Researchers from UC Berkeley, among other institutions, have found that magnetic data stored on computer chips could be switched quickly, opening up opportunities for future computer chip memory.
Magnetic switching, which is the process of switching the polarization of a magnet, allows computer disk drives, such as hard disk drives, to store information on a computer system, according to lead researcher Jon Gorchon. Current commercial magnetic memory computer chips are thousands of times slower than the methods of data storage commonly used today, according to Jeffrey Bokor, co-author and UC Berkeley professor of electrical engineering and computer sciences.
The magnetic switching technique that they have developed is faster than commercial magnetic memory computer chips and could store data even when there is no power, Bokor added.
“Magnetic memory is nonvolatile; it’s maintained even if the power is off,” Bokor said. “What’s important is that there is a major effort to bring magnetic memory on the chip, built into transistors, so the memory on the chip is nonvolatile.”
It will take time for companies to be able to develop this technology and produce it at a low cost for widespread commercial use, Bokor said.
Bokor added that it may help enable a later generation of computer chip memory, but the technology is still in its early stages. He noted that this technology could reduce power usage by eliminating the need for data storage methods that require energy while not being used.
According to Gorchon, he started the project in 2015 as a UC Berkeley postdoctoral student before continuing the research in France.
“We will have to build these memories in a reliable, integrable, scalable (& cheap) way so that it can be interesting for industry,” Gorchon said in an email. “We are still far away from that, but this is a good first step!”
Gorchon said in the email that using nonvolatile data has many benefits, including not losing data when the power is turned off, meaning that electricity is not needed to maintain the memory.

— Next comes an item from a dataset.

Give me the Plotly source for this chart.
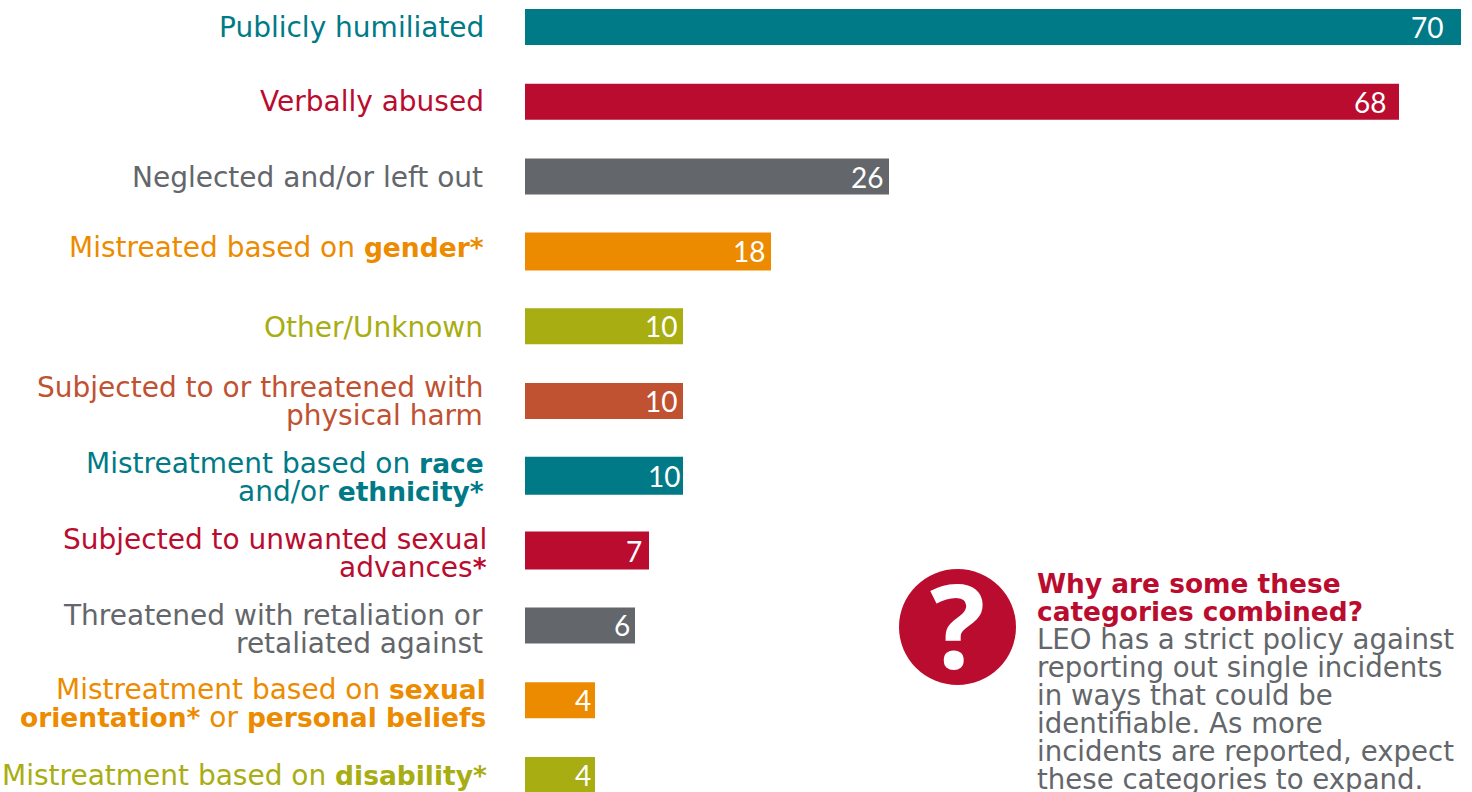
import plotly.graph_objects as go

categories = ["Publicly humiliated", "Verbally abused", "Neglected and/or left out",
              "Mistreated based on gender*", "Other/Unknown",
              "Subjected to or threatened with physical harm",
              "Mistreatment based on race and/or ethnicity*",
              "Subjected to unwanted sexual advances*",
              "Threatened with retaliation or retaliated against",
              "Mistreatment based on sexual orientation* or personal beliefs",
              "Mistreatment based on disability*"]
values = ["70", "68", "26", "18", "10", "10", "10", "7", "6", "4", "4"]
# drawn lengths (the bars are not proportional to their labels)
bar_lengths = [936, 874, 364, 246, 158, 158, 158, 124, 110, 70, 70]
label_lines = [["Publicly humiliated"], ["Verbally abused"], ["Neglected and/or left out"],
               ["Mistreated based on [gender*]"], ["Other/Unknown"],
               ["Subjected to or threatened with", "physical harm"],
               ["Mistreatment based on [race]", "and/or [ethnicity*]"],
               ["Subjected to unwanted sexual", "advances[*]"],
               ["Threatened with retaliation or", "retaliated against"],
               ["Mistreatment based on [sexual]", "[orientation*] or [personal beliefs]"],
               ["Mistreatment based on [disability*]"]]
note_title = ["Why are some these", "categories combined?"]
note_body = ["LEO has a strict policy against", "reporting out single incidents", "in ways that could be",
             "identifiable. As more", "incidents are reported, expect", "these categories to expand."]

colors = ["#007A87", "#BA0C2F", "#63666A", "#ED8B00", "#A8AD12", "#C05131",
          "#007A87", "#BA0C2F", "#63666A", "#ED8B00", "#A8AD12"]
bar_px = [36, 36, 36, 38, 36, 36, 38, 38, 36, 36, 36]
label_dy = [0, 0, 1, -4, 1, 0, 2, 3, 4.5, 3, 0]
label_right = [-41, -41, -42, -41, -42, -42, -41, -38, -42, -39, -38]
value_pad = [16, 11, 4, 4, 4, 4, 1, 5, 3, 2, 2]
ROW = 74.8
W, H = 1472, 792
FONT = "DejaVu Sans"
LABEL_SIZE = 28
BOLD_SIZE = 26.5


def rich(t):
    return t.replace("[", f'<span style="font-size:{BOLD_SIZE}px"><b>').replace("]", "</b></span>")


fig = go.Figure(go.Bar(x=bar_lengths, y=categories, orientation="h",
                       width=[p / ROW for p in bar_px], marker=dict(color=colors, line_width=0),
                       hoverinfo="skip"))
ann = []
for i, lines in enumerate(label_lines):
    n = len(lines)
    for j, t in enumerate(lines):
        ann.append(dict(x=label_right[i] + 2, y=i, xref="x", yref="y", xanchor="right", yanchor="middle",
                        yshift=-(label_dy[i] + (j - (n - 1) / 2) * 28), showarrow=False, text=rich(t),
                        font=dict(family=FONT, size=LABEL_SIZE, color=colors[i])))
    ann.append(dict(x=bar_lengths[i], y=i, xref="x", yref="y", xanchor="right", yanchor="middle",
                    xshift=-value_pad[i], showarrow=False, text=values[i],
                    font=dict(family="Lato", size=28, color="white")))


def px(xp, yp):
    return xp / W, 1 - yp / H


for k, t in enumerate(note_title):
    x, y = px(1035, 583 + k * 28)
    ann.append(dict(x=x, y=y, xref="paper", yref="paper", xanchor="left", yanchor="middle", showarrow=False,
                    text=f"<b>{t}</b>", font=dict(family=FONT, size=26.4, color="#BA0C2F")))
for k, t in enumerate(note_body):
    x, y = px(1035, 639 + k * 28)
    ann.append(dict(x=x, y=y, xref="paper", yref="paper", xanchor="left", yanchor="middle", showarrow=False,
                    text=t, font=dict(family=FONT, size=27.6, color="#63666A")))
x, y = px(957, 623)
ann.append(dict(x=x, y=y, xref="paper", yref="paper", xanchor="center", yanchor="middle", showarrow=False,
                text="<b>?</b>", font=dict(family="Open Sans", size=116, color="white")))
x0, y0 = px(899, 569)
x1, y1 = px(1016, 685)

fig.update_layout(
    width=W, height=H, margin=dict(l=0, r=0, t=0, b=0), paper_bgcolor="white", plot_bgcolor="white",
    showlegend=False, annotations=ann,
    shapes=[dict(type="circle", xref="paper", yref="paper", x0=x0, y0=y0, x1=x1, y1=y1,
                 fillcolor="#BA0C2F", line_width=0, layer="below")],
    xaxis=dict(range=[-525, 947], visible=False, fixedrange=True),
    yaxis=dict(type="category", categoryorder="array", categoryarray=categories,
               range=[10 + 17 / ROW, -27 / ROW], visible=False, fixedrange=True),
)
fig.write_html("out.html", config={"displayModeBar": False},
               post_script="document.body.style.margin='0';document.documentElement.style.overflow='hidden';")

He added that it could help improve boot-up speeds by removing the need to clear cache memory, which is data stored on devices upon visiting apps or websites for the first time that speeds up the process of reopening those platforms later.
Richard Wilson, UC Riverside assistant professor of mechanical engineering and materials science and engineering and former UC Berkeley postdoctoral student, said the research contributes to scientists’ understanding of using electrical pulses to make magnetic switching faster. He added that although magnetic switching happens quickly, it required them to push the limits of current technology to develop it and it will be years before people get it in their devices.
“Our research shows that we can control the magnetic movement with electrical pulses, which is much much faster,” Wilson said. “Electromagnets are slow. Electrical pulses are fast.”